A federal district court judge found the U.S. Army Corps of Engineers broke the law in approving a plan to kill cormorants on the Columbia River, but he allowed the plan to go forward.

In his ruling, Judge Michael Simon said the agency failed to consider alternatives before deciding to kill the birds, which prey on juvenile salmon and steelhead. However, he also ruled that the agency can continue killing the birds because it helps threatened and endangered fish.

"We are extremely disappointed," said Bob Sallinger of the Portland Audubon Society, one of the plaintiffs in the case. "The courts have found the decision by the Army Corps of Engineers to kill cormorants was illegal, but have allowed them to continue killing anyways.”
Sallinger says his group may appeal the ruling. The Corps plans to shoot around 11,000 birds to stop them from eating salmon on the Columbia River.

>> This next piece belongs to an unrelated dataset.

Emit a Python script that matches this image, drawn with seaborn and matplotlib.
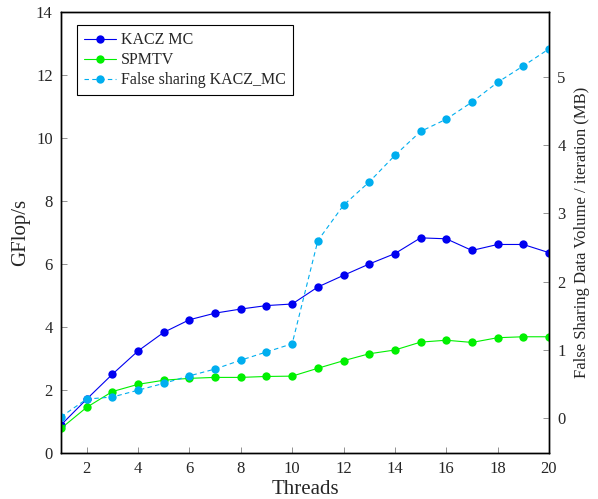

The Corps says at its peak, the cormorant colony on East Sand Island at the mouth of the Columbia numbered around 30,000 birds that were eating an average of 11 million juvenile salmon and steelhead a year.

Bird advocates have protested the Corps' plan to kill the birds, arguing that the real problems for salmon are created by the dams upriver.


Double-crested cormorants like this one spread their wings in the sun to dry after getting them wet in the pursuit of small fish in the water. East Sand Island near Chinook is the location of a major colony of the birds.